How can I reduce the number of queries to my PostgreSQL database?

SR shay at shay-riggs.fsnet.co.uk
Sat Apr 8 05:38:07 EDT 2006


As a starter project for learning Python/PostgreSQL, I am building a
Books database that stores information on the books on my bookshelf.

Say I have three tables.

Table "books" contains rows for book_id, title, subtitle, ISBN.

Table "authors" contains rows for author_id, author surname, author
first names, biographical notes.

Table "bookauthors" contains two rows: book_id, author_id.

The bookauthors table links the books and authors tables.

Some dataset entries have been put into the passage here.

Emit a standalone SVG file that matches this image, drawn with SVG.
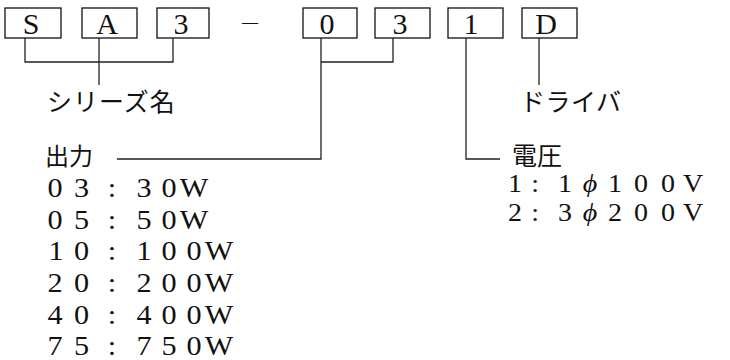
<svg xmlns="http://www.w3.org/2000/svg" width="730" height="360" viewBox="0 0 730 360">
<style>
.box rect{fill:#fff;stroke:#111;stroke-width:1.3}
.box text{font-family:"Liberation Serif","DejaVu Serif",serif;font-size:30px;fill:#111;text-anchor:middle}
.conn line,.conn polyline{fill:none;stroke:#222;stroke-width:1.3}
.jp{font-family:"Noto Sans CJK JP","Noto Sans CJK SC",sans-serif;font-size:25px;fill:#111}
.num{font-family:"Liberation Serif","DejaVu Serif",serif;font-size:27px;fill:#111;text-anchor:middle}
.num2{font-family:"Liberation Serif","DejaVu Serif",serif;font-size:25px;fill:#111;text-anchor:middle}
</style>
<rect width="730" height="360" fill="#fff"/>
<g id="box-S" class="box"><rect x="5" y="8" width="56" height="30"/><text x="31" y="33.5">S</text></g>
<g id="box-A" class="box"><rect x="82" y="8" width="55" height="30"/><text x="107" y="33.5">A</text></g>
<g id="box-3a" class="box"><rect x="157" y="8" width="52" height="30"/><text x="181" y="33.5">3</text></g>
<text id="dash" x="250" y="27" style="font-family:'Liberation Serif',serif;font-size:16px;text-anchor:middle;fill:#111">—</text>
<g id="box-0" class="box"><rect x="303" y="8" width="54" height="30"/><text x="327" y="33.5">0</text></g>
<g id="box-3b" class="box"><rect x="375" y="8" width="55" height="30"/><text x="400" y="33.5">3</text></g>
<g id="box-1" class="box"><rect x="448" y="8" width="55" height="30"/><text x="471" y="33.5">1</text></g>
<g id="box-D" class="box"><rect x="522" y="8" width="55" height="30"/><text x="546" y="33.5">D</text></g>

<g id="connectors" class="conn">
<polyline points="25,38 25,62 173,62 173,38"/>
<line x1="99" y1="38" x2="99" y2="85"/>
<polyline points="321,38 321,159 117,159"/>
<polyline points="393,38 393,62 321,62"/>
<polyline points="466,38 466,159 500,159"/>
<line x1="539" y1="38" x2="539" y2="85"/>
</g>

<g id="series-label"><text class="jp" x="47" y="111" letter-spacing="1">シリーズ名</text></g>
<g id="driver-label"><text class="jp" x="520" y="111" letter-spacing="0.5">ドライバ</text></g>

<g id="output-label">
<text class="jp" x="45" y="165" style="font-size:24px">出力</text>
<g transform="scale(1.12 1)">
<text class="num" x="49.11 72.77 100 128.57 150.89 173.21" y="197">03:30W</text>
<text class="num" x="49.11 72.77 100 128.57 150.89 173.21" y="228.7">05:50W</text>
<text class="num" x="50 72.77 100 128.57 150.89 173.21 195.54" y="260.4">10:100W</text>
<text class="num" x="49.11 72.77 100 128.57 150.89 173.21 195.54" y="292.1">20:200W</text>
<text class="num" x="49.11 72.77 100 128.57 150.89 173.21 195.54" y="323.8">40:400W</text>
<text class="num" x="49.11 72.77 100 128.57 150.89 173.21 195.54" y="355.5">75:750W</text>
</g>
</g>

<g id="voltage-label">
<text class="jp" x="512" y="165">電圧</text>
<g transform="scale(1.12 1)">
<text class="num2" x="459.8 477.7 504.5 526.8 549.1 572.3 596.4 618.75" y="192">1:1<tspan font-style="italic">ϕ</tspan>100V</text>
<text class="num2" x="459.8 477.7 504.5 526.8 549.1 572.3 596.4 618.75" y="221">2:3<tspan font-style="italic">ϕ</tspan>200V</text>
</g>
</g>
</svg>
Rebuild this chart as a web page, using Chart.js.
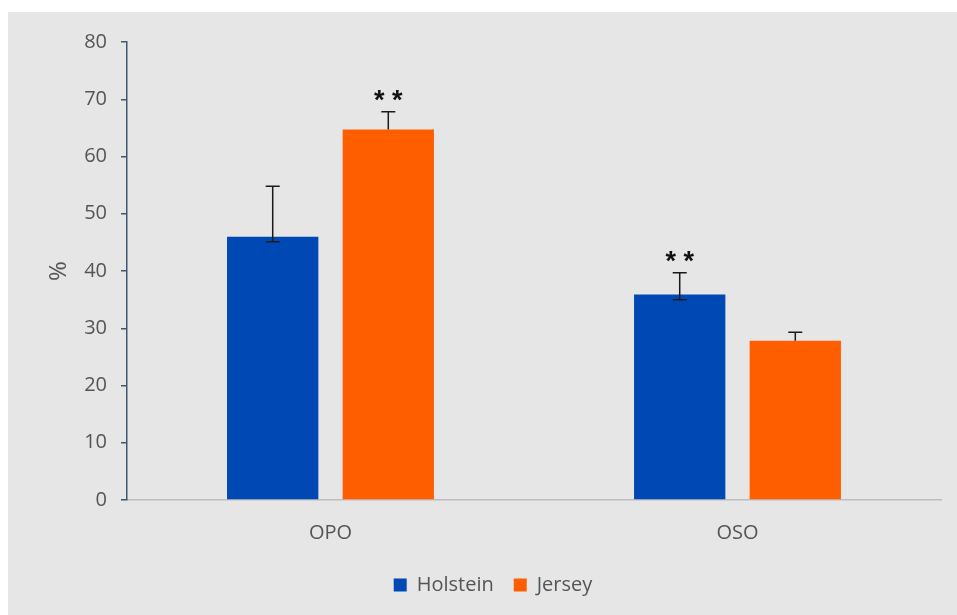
<!DOCTYPE html>
<html>
<head>
<meta charset="utf-8">
<script src="https://cdn.jsdelivr.net/npm/chart.js@4"></script>
<style>
  html, body { margin: 0; padding: 0; background: #ffffff; }
  #wrap {
    position: absolute;
    left: 8px;
    top: 12px;
    width: 949px;
    height: 603px;
    background: #e6e6e6;
  }
</style>
</head>
<body>
<div id="wrap"><canvas id="myChart"></canvas></div>
<script>
const categories = ['OPO', 'OSO'];
const holstein = [46.0, 35.9];
const jersey = [64.7, 27.8];
// upper end of the error bars
const holsteinErrHigh = [54.8, 39.7];
const jerseyErrHigh = [67.8, 29.3];
// lower end (only visible where it dips below the bar top)
const holsteinErrLow = [45.1, 35.0];
const jerseyErrLow = [64.7, 27.8];
// significance marks above each bar
const holsteinSig = ['', '* *'];
const jerseySig = ['* *', ''];
const yTicks = [0, 10, 20, 30, 40, 50, 60, 70, 80];

const errHigh = [holsteinErrHigh, jerseyErrHigh];
const errLow = [holsteinErrLow, jerseyErrLow];
const sigMarks = [holsteinSig, jerseySig];

const errorBars = {
    id: 'errorBars',
    afterDatasetsDraw(chart) {
        const ctx = chart.ctx;
        const y = chart.scales.y;
        ctx.save();
        chart.data.datasets.forEach((ds, di) => {
            const meta = chart.getDatasetMeta(di);
            meta.data.forEach((bar, i) => {
                const x = bar.x;
                const top = y.getPixelForValue(errHigh[di][i]);
                const low = y.getPixelForValue(errLow[di][i]);
                const val = y.getPixelForValue(ds.data[i]);
                ctx.strokeStyle = '#1a1a1a';
                ctx.lineWidth = 1.5;
                ctx.beginPath();
                ctx.moveTo(x, top);
                ctx.lineTo(x, Math.max(low, val));
                ctx.moveTo(x - 7, top);
                ctx.lineTo(x + 7, top);
                if (low > val + 0.5) {
                    ctx.moveTo(x - 7, low);
                    ctx.lineTo(x + 7, low);
                }
                ctx.stroke();
                if (sigMarks[di][i]) {
                    ctx.fillStyle = '#111111';
                    ctx.font = 'bold 27px "Liberation Sans"';
                    ctx.textAlign = 'center';
                    ctx.textBaseline = 'alphabetic';
                    ctx.fillText(sigMarks[di][i], x, top - 3);
                }
            });
        });
        ctx.restore();
    }
};

const ctx = document.getElementById('myChart').getContext('2d');

new Chart(ctx, {
    type: 'bar',
    data: {
        labels: categories,
        datasets: [{
            label: 'Holstein',
            data: holstein,
            backgroundColor: '#0048b4',
            categoryPercentage: 0.568,
            barPercentage: 0.79
        }, {
            label: 'Jersey',
            data: jersey,
            backgroundColor: '#ff5e00',
            categoryPercentage: 0.568,
            barPercentage: 0.79
        }]
    },
    options: {
        responsive: true,
        maintainAspectRatio: false,
        animation: false,
        layout: {
            padding: { top: 30, right: 16, left: 37, bottom: 10 }
        },
        scales: {
            x: {
                grid: { display: false },
                border: { color: '#bdbdbd', width: 1.5 },
                ticks: {
                    color: '#555555',
                    font: { family: '"Open Sans"', size: 20 },
                    padding: 13
                },
                afterFit(scale) { scale.height = 55; }
            },
            y: {
                min: 0,
                max: 80,
                afterBuildTicks(scale) {
                    scale.ticks = yTicks.map(v => ({ value: v }));
                },
                grid: {
                    drawOnChartArea: false,
                    drawTicks: true,
                    tickLength: 6,
                    color: '#3f5670',
                    lineWidth: 1.5
                },
                border: { color: '#3f5670', width: 1.5 },
                ticks: {
                    color: '#555555',
                    font: { family: '"Open Sans"', size: 20 },
                    padding: 14
                },
                title: {
                    display: true,
                    text: '%',
                    color: '#555555',
                    font: { family: '"Open Sans"', size: 24 },
                    padding: { top: 0, bottom: 0 }
                },
                afterFit(scale) { scale.width = 82; }
            }
        },
        plugins: {
            legend: {
                position: 'bottom',
                onClick: null,
                labels: {
                    color: '#555555',
                    font: { family: '"Open Sans"', size: 20 },
                    boxWidth: 13,
                    boxHeight: 13,
                    padding: 20
                }
            },
            tooltip: { enabled: false }
        }
    },
    plugins: [errorBars]
});
</script>
</body>
</html>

Scenario: I have a python script which creates web page listing all
books in the database, and all authors for each book. My python script
does essentially three things:

1.  retrieve a list of all book_ids and book_titles.

2.  for each book_id, query the bookauthors table and retrieve all
author names for that book_id.

3.  display it all out as an html table on a web page.

The script works fine, if a little slow. I think that's because if I
have 50 books in my database, my script performs 51 database queries (1
for all book names; then 1 for each book). A colleague of mine
suggested that I could get away with two queries, 1 to read the book
ids and titles, and 1 to read the bookauthors table to pull in *all*
relations, and then do all the work in Python.

I think I know where he's coming from, but I don't know where to begin.
Any clues? Is there a specific name for this technique?